Records with drawing code
____________

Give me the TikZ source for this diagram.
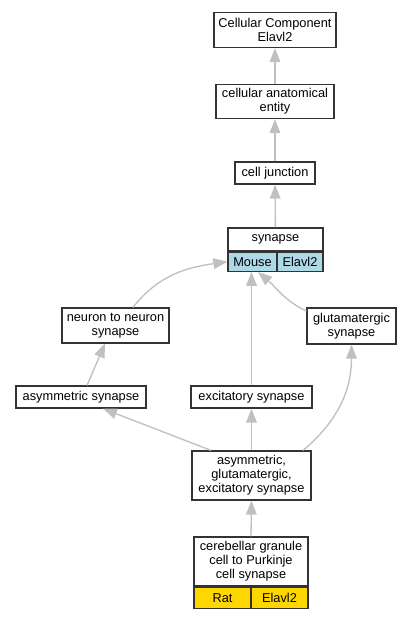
\documentclass[tikz,border=0pt]{standalone}
\usepackage{fontspec}
\setmainfont{Liberation Sans}
\usepackage{tikz}
\usetikzlibrary{arrows.meta,positioning}
\definecolor{edgegray}{HTML}{C0C0C0}
\definecolor{boxline}{HTML}{333333}
\definecolor{mousecell}{HTML}{ADD8E6}
\definecolor{ratcell}{HTML}{FFD700}
\tikzset{
  term/.style={draw=boxline,line width=0.9pt,fill=white,inner sep=0pt,align=center,
    font=\fontsize{9.6}{10.6}\selectfont},
  cell/.style={term,minimum height=14.25pt},
  isa/.style={draw,color=edgegray,line width=1pt,-{Triangle[length=10.5pt,width=8pt,fill=edgegray]}}
}

\begin{document}
\begin{tikzpicture}[x=0.75pt,y=-0.75pt]
  \useasboundingbox (0,0) rectangle (412,619);
                   \node[term,minimum width=91.5pt,minimum height=26.25pt] (cc_elavl) at (275,30) {Cellular Component\\Elavl2};
                   \node[term,minimum width=88.5pt,minimum height=25.5pt] (cae) at (275,101.5) {cellular anatomical\\entity};
                   \node[term,minimum width=60pt,minimum height=16.5pt] (cell_junction) at (275,173) {cell junction};
                   \node[term,minimum width=71.25pt,minimum height=17.25pt] (synapse) at (275.5,239.5) {synapse};
                   \node[cell,fill=mousecell,minimum width=36.75pt,anchor=north west] (syn_mouse) at (synapse.south west) {Mouse};
                   \node[cell,fill=mousecell,minimum width=34.5pt,anchor=north east] (syn_elavl) at (synapse.south east) {Elavl2};
                   \node[term,minimum width=80.25pt,minimum height=26.25pt] (n2n) at (115.5,325.5) {neuron to neuron\\synapse};
                   \node[term,minimum width=66.75pt,minimum height=27pt] (glut) at (351.5,326) {glutamatergic\\synapse};
                   \node[term,minimum width=97.5pt,minimum height=16.5pt] (asym) at (81,397) {asymmetric synapse};
                   \node[term,minimum width=90.75pt,minimum height=16.5pt] (excit) at (251.5,397) {excitatory synapse};
                   \node[term,minimum width=89.25pt,minimum height=36.75pt] (age) at (251.5,475.5) {asymmetric,\\glutamatergic,\\excitatory synapse};
                   \node[term,minimum width=85.5pt,minimum height=36.75pt] (cgc) at (251,561.5) {cerebellar granule\\cell to Purkinje\\cell synapse};
                   \node[cell,fill=ratcell,minimum width=42.75pt,minimum height=15.75pt,anchor=north west] (cgc_rat) at (cgc.south west) {Rat};
                   \node[cell,fill=ratcell,minimum width=42.75pt,minimum height=15.75pt,anchor=north east] (cgc_elavl) at (cgc.south east) {Elavl2};
                    \path[every edge/.style=isa]
                    (cae) edge (cc_elavl)
                    (cell_junction) edge (cae)
                    (synapse) edge (cell_junction)
                    (n2n.north -| 133,0) edge[out=52,in=188] (syn_mouse.west)
                    (excit.north) edge (syn_mouse.south -| excit.north)
                    (glut.west |- 0,311) edge[out=155,in=-40] (258,272)
                    (asym.north -| 87,0) edge (n2n.south -| 105,0)
                    (age.north -| 211,0) edge (asym.south -| 103,0)
                    (age.north -| excit.south) edge (excit.south)
                    (age.north -| 303,0) edge[out=40,in=-90] (glut.south)
                    (cgc.north) edge (age.south);
                \end{tikzpicture}
\end{document}
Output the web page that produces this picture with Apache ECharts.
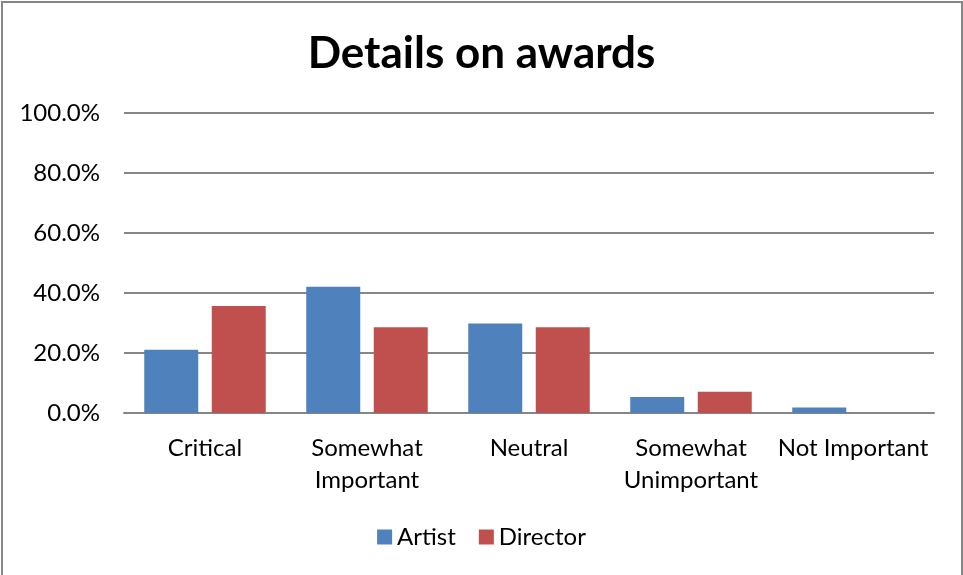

____________

Work to be completed —
Repeat all of the entries word for word, but omit the pictures.

Expected answer —
Give me the TikZ source for this diagram.
\documentclass[tikz,border=0pt]{standalone}
\usepackage{fontspec}
\setmainfont{Liberation Sans}
\usepackage{tikz}
\usetikzlibrary{arrows.meta,positioning}
\definecolor{edgegray}{HTML}{C0C0C0}
\definecolor{boxline}{HTML}{333333}
\definecolor{mousecell}{HTML}{ADD8E6}
\definecolor{ratcell}{HTML}{FFD700}
\tikzset{
  term/.style={draw=boxline,line width=0.9pt,fill=white,inner sep=0pt,align=center,
    font=\fontsize{9.6}{10.6}\selectfont},
  cell/.style={term,minimum height=14.25pt},
  isa/.style={draw,color=edgegray,line width=1pt,-{Triangle[length=10.5pt,width=8pt,fill=edgegray]}}
}

\begin{document}
\begin{tikzpicture}[x=0.75pt,y=-0.75pt]
  \useasboundingbox (0,0) rectangle (412,619);
                   \node[term,minimum width=91.5pt,minimum height=26.25pt] (cc_elavl) at (275,30) {Cellular Component\\Elavl2};
                   \node[term,minimum width=88.5pt,minimum height=25.5pt] (cae) at (275,101.5) {cellular anatomical\\entity};
                   \node[term,minimum width=60pt,minimum height=16.5pt] (cell_junction) at (275,173) {cell junction};
                   \node[term,minimum width=71.25pt,minimum height=17.25pt] (synapse) at (275.5,239.5) {synapse};
                   \node[cell,fill=mousecell,minimum width=36.75pt,anchor=north west] (syn_mouse) at (synapse.south west) {Mouse};
                   \node[cell,fill=mousecell,minimum width=34.5pt,anchor=north east] (syn_elavl) at (synapse.south east) {Elavl2};
                   \node[term,minimum width=80.25pt,minimum height=26.25pt] (n2n) at (115.5,325.5) {neuron to neuron\\synapse};
                   \node[term,minimum width=66.75pt,minimum height=27pt] (glut) at (351.5,326) {glutamatergic\\synapse};
                   \node[term,minimum width=97.5pt,minimum height=16.5pt] (asym) at (81,397) {asymmetric synapse};
                   \node[term,minimum width=90.75pt,minimum height=16.5pt] (excit) at (251.5,397) {excitatory synapse};
                   \node[term,minimum width=89.25pt,minimum height=36.75pt] (age) at (251.5,475.5) {asymmetric,\\glutamatergic,\\excitatory synapse};
                   \node[term,minimum width=85.5pt,minimum height=36.75pt] (cgc) at (251,561.5) {cerebellar granule\\cell to Purkinje\\cell synapse};
                   \node[cell,fill=ratcell,minimum width=42.75pt,minimum height=15.75pt,anchor=north west] (cgc_rat) at (cgc.south west) {Rat};
                   \node[cell,fill=ratcell,minimum width=42.75pt,minimum height=15.75pt,anchor=north east] (cgc_elavl) at (cgc.south east) {Elavl2};
                    \path[every edge/.style=isa]
                    (cae) edge (cc_elavl)
                    (cell_junction) edge (cae)
                    (synapse) edge (cell_junction)
                    (n2n.north -| 133,0) edge[out=52,in=188] (syn_mouse.west)
                    (excit.north) edge (syn_mouse.south -| excit.north)
                    (glut.west |- 0,311) edge[out=155,in=-40] (258,272)
                    (asym.north -| 87,0) edge (n2n.south -| 105,0)
                    (age.north -| 211,0) edge (asym.south -| 103,0)
                    (age.north -| excit.south) edge (excit.south)
                    (age.north -| 303,0) edge[out=40,in=-90] (glut.south)
                    (cgc.north) edge (age.south);
                \end{tikzpicture}
\end{document}
Output the web page that produces this picture with Apache ECharts.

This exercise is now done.